I admit it. I read all technology news through a distinctly independent lens. The new gadgets and functionalities and trends interest me mostly in how they can, or will, impact documentary and creative storytelling, advocacy, communities without access, and people in need. At BAVC, we regularly invite tech geeks, filmmakers and activists to sit at the same tables in the same rooms to share vocabularies and concepts in nascent stages. It’s like herding really smart, creative and sometimes resistant sheep. Things have been changing - new platforms are now more deeply connected to content and audience than ever before.

That’s a good thing.

Looking ahead to 2008, to where media technology is going, and what independent producers are thinking about and creating, I just wanted to put a flashing yellow post-it on a couple of areas that need some attention from those of us devoted to world-changing independent media.

Online Advertising
At a BAVC Innovation Salon last year, I remember talking to a sales exec from Video Egg who basically told me that online advertising was the new black and that indie producers needed to get with it or get lost. VideoEgg, according to their website, is the “pioneering video ad network for online communities. We connect brands to consumers with video and rich media across a network of more than 200 leading video and gaming sites, social networks and applications. We are helping redefine the world of online advertising.” So as their Eggnetwork is redefining the world of online advertising for the likes of ABC, SPRINT, NOKIA, and BURGER KING, and FACEBOOK, who represents the independent producer?

FROM BEET.TV
Dynamic Downloadable Advertising is Going to Be Big in 2008
“Although the consumption of streaming Flash video will continue to dominate the bulk of online video viewing, the growth of downloadable media to a desktop application is going to quickly accelerate. For many innovative online video publishers, distribution of online video via download exceeds streaming. This is the case at The Washington Post, according to Tom Kennedy, managing editor for multimedia — and at Rocketboom, according to show creator Andrew Baron. Whether via P2P, iTunes, or the upcoming Adobe Media Player, more consumers will download and save videos. Bandwidth, coupled with inexpensive storage, is making this possible. So, what about advertising? How are ads inserted into downloaded media and how can these ads stay fresh? Meaning, if an ad for a new product is inserted, will it get “stale” when the clip is viewed six months later? These are important issues and as far as I can see, the issue of effective advertising into downloadable media is far from being sorted out.”

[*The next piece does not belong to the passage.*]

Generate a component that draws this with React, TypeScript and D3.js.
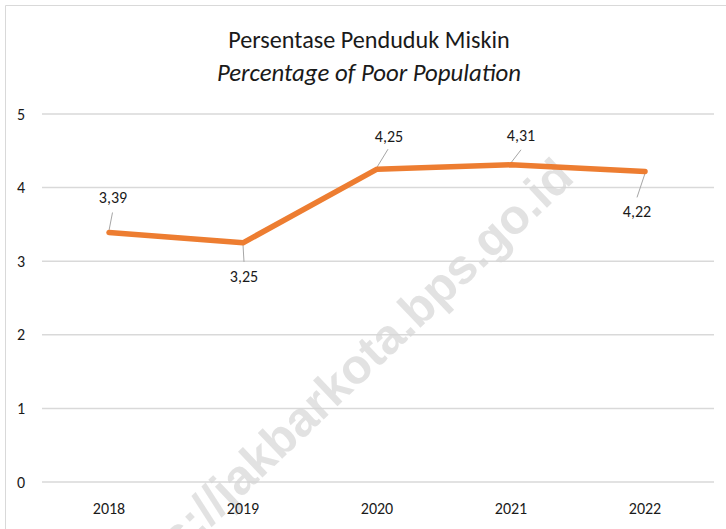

TO-DO: Indies should be checking out companies like San Francisco-based Podaddies.com and others who are working in this space, to understand fully how they can maximize the value and reach of their media. Using new Adobe tools, independents can learn how to insert ads into downloadable Flash videos in just a few days in a BAVC Web Video class, and monetizing your media online can be revealed in its most current iteration.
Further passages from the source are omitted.